Stated task: From the line containing "Reproduce this chart" through the line containing "Chart.register(...registerables);", retype each line exactly; include both end lines and nothing beyond them.

Exercise input:
* Start *

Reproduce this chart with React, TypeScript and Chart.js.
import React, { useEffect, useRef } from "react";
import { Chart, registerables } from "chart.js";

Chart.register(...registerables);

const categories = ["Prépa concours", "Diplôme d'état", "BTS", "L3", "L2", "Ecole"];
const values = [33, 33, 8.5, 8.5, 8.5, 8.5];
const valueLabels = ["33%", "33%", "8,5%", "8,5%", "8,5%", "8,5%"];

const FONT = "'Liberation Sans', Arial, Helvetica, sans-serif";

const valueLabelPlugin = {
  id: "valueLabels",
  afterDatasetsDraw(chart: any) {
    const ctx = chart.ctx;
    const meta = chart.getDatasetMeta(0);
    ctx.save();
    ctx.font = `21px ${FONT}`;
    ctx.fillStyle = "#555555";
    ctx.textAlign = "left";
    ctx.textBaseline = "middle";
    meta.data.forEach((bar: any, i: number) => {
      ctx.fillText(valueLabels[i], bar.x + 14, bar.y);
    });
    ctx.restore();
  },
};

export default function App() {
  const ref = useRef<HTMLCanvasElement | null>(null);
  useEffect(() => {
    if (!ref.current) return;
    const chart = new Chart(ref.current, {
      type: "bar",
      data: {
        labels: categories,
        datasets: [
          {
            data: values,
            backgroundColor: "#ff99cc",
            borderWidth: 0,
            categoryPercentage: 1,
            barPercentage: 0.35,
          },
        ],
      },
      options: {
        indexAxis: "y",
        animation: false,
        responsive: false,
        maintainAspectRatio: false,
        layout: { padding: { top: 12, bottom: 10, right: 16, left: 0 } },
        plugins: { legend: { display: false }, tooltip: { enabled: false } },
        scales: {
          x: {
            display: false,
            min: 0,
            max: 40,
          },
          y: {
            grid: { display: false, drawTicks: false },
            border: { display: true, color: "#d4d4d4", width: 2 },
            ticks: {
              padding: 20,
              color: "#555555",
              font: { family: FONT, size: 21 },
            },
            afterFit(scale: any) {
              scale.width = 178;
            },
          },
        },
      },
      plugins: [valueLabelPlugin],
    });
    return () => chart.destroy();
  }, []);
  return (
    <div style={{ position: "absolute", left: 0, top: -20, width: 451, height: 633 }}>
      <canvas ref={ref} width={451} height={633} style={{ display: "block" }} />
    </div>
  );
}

* End *
* Start *

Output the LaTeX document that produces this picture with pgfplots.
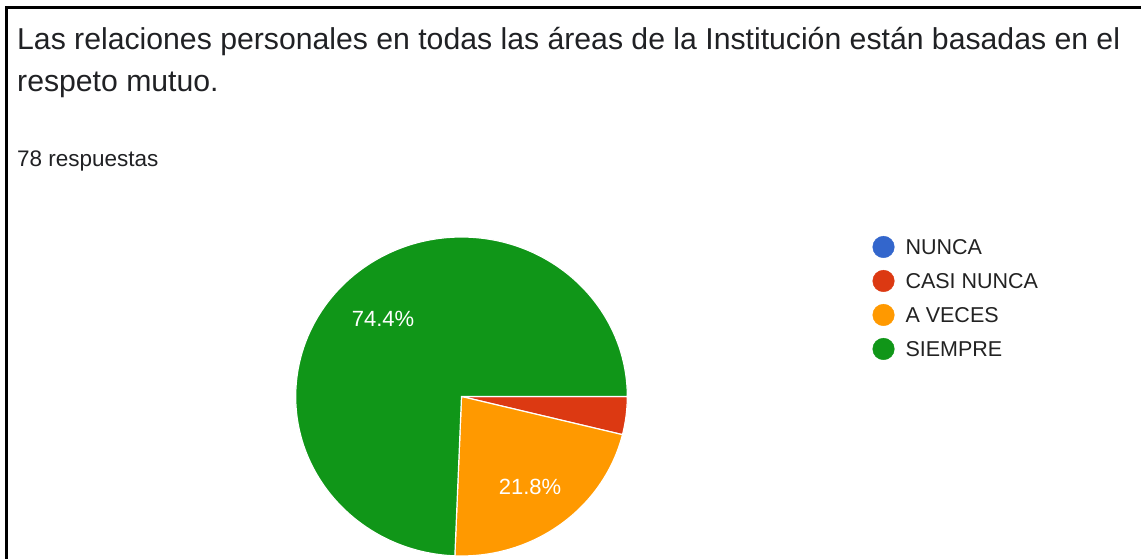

* End *

Solution:
Reproduce this chart with React, TypeScript and Chart.js.
import React, { useEffect, useRef } from "react";
import { Chart, registerables } from "chart.js";

Chart.register(...registerables);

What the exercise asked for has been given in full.